The robot platform, for which this package has been developed, contains several hardware pieces (stepper motor, seismic sensor, limit switches, etc.). The key idea of designed software is to provide an independent interface for each device* in the form of ROS Action and Service servers. Therefore, interactions with hardware are accessible from anywhere in ROS system, which is useful for testing and designing complex behavior patterns. The robot's behavior is defined by state machines, where each state usually exploits one or more Services and/or Actions. The robot has two main purposes: navigating in the environment and performing measurement procedure. Those tasks are actually independent, so a "crane module" has been distinct, being responsible for the measurement procedure.

*Not always true, as some servers might require other devices for advanced tasks, e.g. "recover sensor from unknown position" being an Action advertised by stepper motor server requires access to "monitor limit switch state" action to know when the sensor had been recovered and the motor should be stopped.

Crane module

The measurement procedure consists of: sensor deployment, actual measurement, sensor storing, with additional safety checks and sensor recovery procedure if required. The procedure order is determined by a "crane module state machine" and is wrapped into a ROS Action, so it can be performed simply by calling the aforementioned action. Note, that even though devices like a stepper motor or limit switches are physically parts of a "crane module", they are not accessed exclusively by the crane module state machine.

Crane module state machine

Starting from INITIALIZATION state, the position of seismic sensor is checked, if the sensor is not present in "stored" position, recovery attempt is taken. If successful, position is calibrated and deployment procedure starts. When deployment ends, a check if the sensor left its initial position is performed (there is no limit switch at "deployed" position, so it is assumed, that if the sensor managed to leave "stored" position, it successfully reached "deployed" position). Measurement is taken and storing action begins. The position is checked, whether the sensor reached "stored" position and if not recovery attempt is taken. The machine returns "succeeded" state if managed to perform measurement and restore the sensor, and "aborted" if an unsolvable issue had been encountered.

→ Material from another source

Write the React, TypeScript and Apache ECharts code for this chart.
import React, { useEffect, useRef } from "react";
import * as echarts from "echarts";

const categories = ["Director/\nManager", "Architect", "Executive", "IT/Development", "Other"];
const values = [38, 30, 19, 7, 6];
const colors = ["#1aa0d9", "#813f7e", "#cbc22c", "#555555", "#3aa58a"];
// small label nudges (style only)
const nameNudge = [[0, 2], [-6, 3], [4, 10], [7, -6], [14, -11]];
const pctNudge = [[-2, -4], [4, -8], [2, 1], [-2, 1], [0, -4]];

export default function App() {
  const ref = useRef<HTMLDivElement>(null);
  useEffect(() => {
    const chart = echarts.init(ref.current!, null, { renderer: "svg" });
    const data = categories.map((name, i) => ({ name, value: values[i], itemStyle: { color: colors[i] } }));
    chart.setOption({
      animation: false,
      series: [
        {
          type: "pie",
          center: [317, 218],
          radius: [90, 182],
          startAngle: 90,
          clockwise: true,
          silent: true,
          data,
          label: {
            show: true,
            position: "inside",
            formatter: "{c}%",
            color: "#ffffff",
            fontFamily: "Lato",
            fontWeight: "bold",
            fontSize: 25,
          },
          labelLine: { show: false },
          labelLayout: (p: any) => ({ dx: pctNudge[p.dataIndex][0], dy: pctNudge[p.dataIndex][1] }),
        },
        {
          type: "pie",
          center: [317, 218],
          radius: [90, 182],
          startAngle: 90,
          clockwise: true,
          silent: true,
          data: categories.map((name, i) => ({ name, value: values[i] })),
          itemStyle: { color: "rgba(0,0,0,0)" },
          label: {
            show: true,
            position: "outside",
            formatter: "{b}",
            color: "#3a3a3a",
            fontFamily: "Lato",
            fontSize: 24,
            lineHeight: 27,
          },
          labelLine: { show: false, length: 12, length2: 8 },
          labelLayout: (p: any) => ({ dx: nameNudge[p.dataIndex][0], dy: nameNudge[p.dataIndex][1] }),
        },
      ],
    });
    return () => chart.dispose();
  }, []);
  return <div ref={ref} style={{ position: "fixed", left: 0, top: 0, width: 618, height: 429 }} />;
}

Crane module state machine

Robot behavior state machine

On the highest level of control, the robot must choose whether it should perform a navigation task, or measurement task. Those task (and a task of deciding what to do next itself) are member states of a "robot state machine" implemented in robot_state_machine package. Currently, no algorithm providing "on the fly" decision regarding a new task has been implemented, instead, a decision simulator forcing the robot into performing measurement at predefined locations has been provided (task_determiner package). The simulator provides and is accessed via ROS Service interface, so can easily be replaced with an actual algorithm.

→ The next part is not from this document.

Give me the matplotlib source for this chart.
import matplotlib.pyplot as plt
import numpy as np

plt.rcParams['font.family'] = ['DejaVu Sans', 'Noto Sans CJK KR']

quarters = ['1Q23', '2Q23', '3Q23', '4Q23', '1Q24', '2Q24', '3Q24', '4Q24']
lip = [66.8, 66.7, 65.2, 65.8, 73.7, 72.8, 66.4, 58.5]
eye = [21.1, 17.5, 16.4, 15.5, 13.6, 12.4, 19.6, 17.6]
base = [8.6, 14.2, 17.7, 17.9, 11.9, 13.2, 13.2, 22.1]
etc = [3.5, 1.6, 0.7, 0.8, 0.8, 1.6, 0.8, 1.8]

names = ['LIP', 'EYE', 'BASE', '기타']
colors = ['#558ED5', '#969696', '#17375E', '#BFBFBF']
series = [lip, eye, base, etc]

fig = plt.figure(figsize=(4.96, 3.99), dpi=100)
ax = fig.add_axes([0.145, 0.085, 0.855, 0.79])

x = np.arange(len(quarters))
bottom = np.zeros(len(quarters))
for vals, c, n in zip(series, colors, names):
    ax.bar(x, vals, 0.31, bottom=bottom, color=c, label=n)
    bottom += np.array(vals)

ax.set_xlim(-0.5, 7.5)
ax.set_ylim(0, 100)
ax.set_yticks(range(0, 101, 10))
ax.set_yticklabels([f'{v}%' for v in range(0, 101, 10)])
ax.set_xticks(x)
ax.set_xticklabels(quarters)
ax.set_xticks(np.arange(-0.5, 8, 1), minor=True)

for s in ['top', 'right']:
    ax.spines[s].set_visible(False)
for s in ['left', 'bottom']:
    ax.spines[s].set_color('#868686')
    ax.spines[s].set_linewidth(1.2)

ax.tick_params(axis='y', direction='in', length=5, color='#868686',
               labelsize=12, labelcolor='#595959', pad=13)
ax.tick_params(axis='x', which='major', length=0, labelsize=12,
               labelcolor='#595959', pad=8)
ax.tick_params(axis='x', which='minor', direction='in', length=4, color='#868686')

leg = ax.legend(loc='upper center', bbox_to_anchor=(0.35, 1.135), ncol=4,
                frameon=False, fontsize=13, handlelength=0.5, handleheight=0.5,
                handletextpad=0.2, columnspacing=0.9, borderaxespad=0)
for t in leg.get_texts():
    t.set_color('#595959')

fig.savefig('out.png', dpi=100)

Crane module state machine

Using the package

No GUI is provided, so using the package is quite crude and requires using console commands.

[TODO] Add a section about package instalation.

Launch files

There are several launch files provided inside "seismic_bringup" package for convenience of the user:

  • seismic_basic - should be launched always at robot start, as it contains basic control and communication as well as crane module features
  • gmapping - runs features required for mapping the environment (mutually exclusive with seismic_main)
  • seismic_main - runs features required for performing complex behavior defined in general state machine, requires that a map of the environment has been created, (mutually exclusive with gmapping)

Other launch files are included from inside the aforementioned three, and should be used by developer rather than user.

Configuration files

seismic_brigup package contains configuration files, that do not need to be changed if no change in software or hardware is made.

Creating and using maps

To map the environment:

  • launch gmapping.launch file from seismic_bringup package
  • use ROS-Mobile android app (http://wiki.ros.org/ROS-Mobile) (more in seismic_basic package description)
  • save the map run command: "rosrun map_server map_saver -f "path_to_seismic_bot_package"/maps/"name_of_the_map"

To use created map:

  • Change the path to the map inside seismic_bot/seismic_bringup/launch/amcl.launch file to that of your map

Running test with decision simulator

Predefined points, that are going to be used in navigation task, are hardcoded in simulator script and must be adjusted in order to be used in arbitrary environment, it can be done with the following steps:

  • create map of the environment (with gmapping package)
  • launch move_base.launch from seismic_bringup package (this is done in order to just publish recorded map)
  • run rviz and add "map" to display, choose proper topic
  • run command "rostopic echo /clicked_point"
  • choose "Publish Point" tool from top bar in rviz and click on desired location on the map
  • observe point coordinates in /clicked_point topic
  • use those coordinates to modify points and POS_LIST in a top part of seismic_bot/task_determiner/scripts/fake_task_generator.py
  • kill move_base.launch

Further development

  • If proper "new task" package is added, adjust "new_task_service_name" parameter in seismic_bot/seismic_bringup/config/robot_sm_params.yaml configuration file
  • If proper "sensor measurement" package is added, adjust "measurement_action_name" parameter in seismic_bot/seismic_bringup/config/robot_sm_params.yaml configuration file
  • The robot's coordinate frame used in navigation are bound with the central point of the robot, not with the position of the seismic sensor. This issue wasn't addressed, as the sensor would preferably be positioned in the center of the robot in its final version, but should be taken into consideration if serious performance tests are to be conducted on a prototype.